The arrogance of a digital world view combined with a founder/family controlled board was evident from the start. Booksellers and publishers have long been allies, working collaboratively to support and expand our industry. Together we nurture emerging talent, support debut authors, host big name events, writers festivals, school visits and library gatherings. No algorithm can match what the book industry has created.

Online retailers can only ever respond to demand, they can’t create it. As such, there was no feeling of collaboration with Booktopia, more a them and us. I know from the key account managers that the ‘sell-in’ meetings were increasingly fraught and demanding. Good people on their side left as the atmosphere soured.

And yet the big money flowed into Booktopia.

That the Nash family had no knowledge of  the book industry seemed to worry no one who backed them. And that the Booktopia board did not have one director with book industry experience. The board and their backers felt no need to be part of the ecosystem they served.   

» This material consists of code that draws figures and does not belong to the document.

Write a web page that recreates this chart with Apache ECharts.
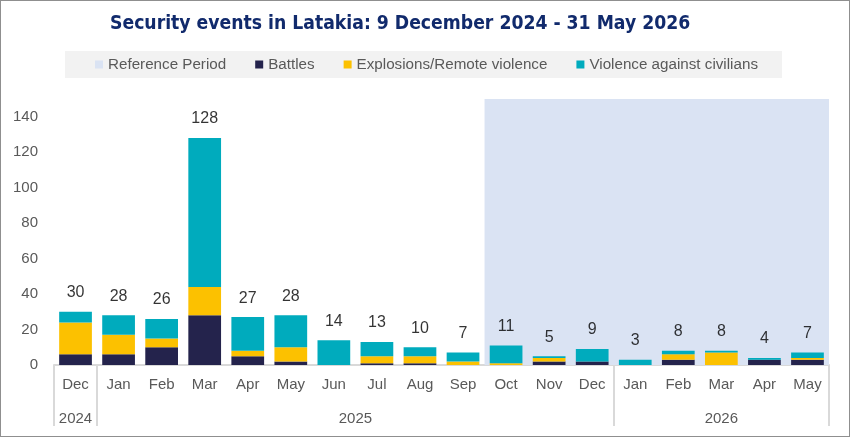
<!DOCTYPE html>
<html>
<head>
<meta charset="utf-8">
<script src="https://cdn.jsdelivr.net/npm/echarts@6/dist/echarts.min.js"></script>
<style>
    html, body { margin: 0; padding: 0; background: #fff; }
    #chart { width: 850px; height: 437px; box-sizing: border-box; border: 1px solid #8f8f8f; }
</style>
</head>
<body>
<div id="chart"></div>
<script>
// monthly counts, Dec 2024 - May 2026
var months = ['Dec', 'Jan', 'Feb', 'Mar', 'Apr', 'May', 'Jun', 'Jul', 'Aug', 'Sep', 'Oct', 'Nov', 'Dec', 'Jan', 'Feb', 'Mar', 'Apr', 'May'];
var battles = [6, 6, 10, 28, 5, 2, 0, 1, 1, 0, 0, 2, 2, 0, 3, 0, 3, 3];
var explosions = [18, 11, 5, 16, 3, 8, 0, 4, 4, 2, 1, 2, 0, 0, 3, 7, 0, 1];
var civilians = [6, 11, 11, 84, 19, 18, 14, 8, 5, 5, 10, 1, 7, 3, 2, 1, 1, 3];

// year groups under the month labels
var years = ['2024', '2025', '2026'];
var monthsPerYear = [1, 12, 5];

// reference period: Oct 2025 to the end
var referenceStart = 10;

var labelFont = 'Liberation Sans';
var greyText = '#595959';
var sepColor = '#d9d9d9';
var refColor = '#dae3f3';

var totals = [];
for (var i = 0; i < months.length; i++) {
    totals.push(battles[i] + explosions[i] + civilians[i]);
}

var yMax = 150;

// boundaries and centres of the year groups on the 0..n value axis
var yearBounds = [0];
var yearCentres = [];
var acc = 0;
for (var j = 0; j < years.length; j++) {
    yearCentres.push(acc + monthsPerYear[j] / 2);
    acc += monthsPerYear[j];
    yearBounds.push(acc);
}

var chart = echarts.init(document.getElementById('chart'));

var option = {
    animation: false,
    title: {
        text: 'Security events in Latakia: 9 December 2024 - 31 May 2026',
        left: 104,
        top: 9,
        textStyle: {
            fontFamily: 'DejaVu Sans Condensed',
            fontWeight: 'bold',
            fontSize: 19.2,
            color: '#112a6c'
        }
    },
    legend: {
        left: 64,
        top: 50,
        padding: [6, 24, 6, 30],
        backgroundColor: '#f2f2f2',
        itemWidth: 8,
        itemHeight: 8,
        itemGap: 29,
        icon: 'rect',
        textStyle: {
            fontFamily: labelFont,
            fontSize: 15.2,
            color: greyText
        },
        data: ['Reference Period', 'Battles', 'Explosions/Remote violence', 'Violence against civilians']
    },
    grid: {
        left: 53,
        right: 20,
        top: 98,
        bottom: 71
    },
    xAxis: [{
        type: 'category',
        data: months,
        position: 'bottom',
        axisLine: { lineStyle: { color: sepColor, width: 2 } },
        axisTick: { interval: 0, length: 30, lineStyle: { color: sepColor, width: 2 } },
        axisLabel: {
            interval: 0,
            margin: 12,
            fontFamily: labelFont,
            fontSize: 15,
            color: greyText
        }
    }, {
        type: 'value',
        position: 'bottom',
        min: 0,
        max: months.length,
        splitLine: { show: false },
        axisLine: { show: false },
        axisTick: {
            show: true,
            customValues: yearBounds,
            length: 61,
            lineStyle: { color: sepColor, width: 2 }
        },
        axisLabel: {
            customValues: yearCentres,
            margin: 46,
            fontFamily: labelFont,
            fontSize: 15,
            color: greyText,
            formatter: function (v) {
                return years[yearCentres.indexOf(v)];
            }
        }
    }],
    yAxis: {
        type: 'value',
        min: 0,
        max: yMax,
        interval: 20,
        splitLine: { show: false },
        axisLine: { show: false },
        axisTick: { show: false },
        axisLabel: {
            showMaxLabel: false,
            margin: 16,
            fontFamily: labelFont,
            fontSize: 15,
            color: greyText
        }
    },
    series: [{
        name: 'Reference Period',
        type: 'line',
        xAxisIndex: 1,
        data: [],
        itemStyle: { color: refColor },
        markArea: {
            silent: true,
            itemStyle: { color: refColor },
            data: [[{ xAxis: referenceStart, yAxis: 0 }, { xAxis: months.length, yAxis: yMax }]]
        },
        z: 1
    }, {
        name: 'Battles',
        type: 'bar',
        stack: 'events',
        barWidth: '76%',
        itemStyle: { color: '#24234c' },
        data: battles,
        z: 3
    }, {
        name: 'Explosions/Remote violence',
        type: 'bar',
        stack: 'events',
        itemStyle: { color: '#fcc100' },
        data: explosions,
        z: 3
    }, {
        name: 'Violence against civilians',
        type: 'bar',
        stack: 'events',
        itemStyle: { color: '#00abbd' },
        data: civilians,
        z: 3
    }, {
        name: 'Total',
        type: 'scatter',
        symbolSize: 0,
        silent: true,
        data: totals,
        label: {
            show: true,
            position: 'top',
            distance: 11,
            fontFamily: labelFont,
            fontSize: 16,
            color: '#000'
        },
        z: 4
    }]
};

chart.setOption(option);
</script>
</body>
</html>
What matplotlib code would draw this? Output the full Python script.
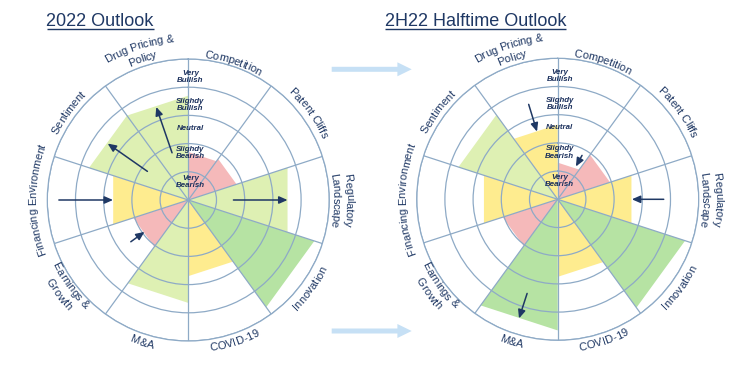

This is the second time I have witnessed this. When PEP bought the retail chains Angus and Robertson and Borders back in 2008, it was clear that they did not know the book business and that in fact Big W was the largest seller of books in Australia. They now owned the runner up and the whole entity collapsed into administration in 2011, taking 2500 jobs and 20% market share with them.

The margins of the book business are tight and largely inelastic.

Booktopia regularly promised their shareholders increased margin but to do so was not realistic. Publishers can give away slightly more discount in return for volume (which happens with Big W) but online bookselling does not offer volume. In fact quite the reverse, it relies on a supply chain algorithm which is the ultimate ‘just in time’. So the increased margin being promised was never going to be delivered. 

Amazon is not coming to the rescue.

In 1994, Amazon started out selling books as they had a fixed price and were easily shipped to the customer. But they soon made the shift to being The Everything Store as they could not make any profit only selling books. They now dominate the ANZ online bookselling market with incredible free and super fast delivery. They have no need to buy a failed Booktopia. 

So back to my statement of claim.

I do hope a good bookseller buys what is left of Booktopia from the McGrathNicol ashes. There is a space for an online offering, but this time hopefully as an integral part of the book business and not separate from it.

We seasoned book people have survived, where many market backed darlings have not.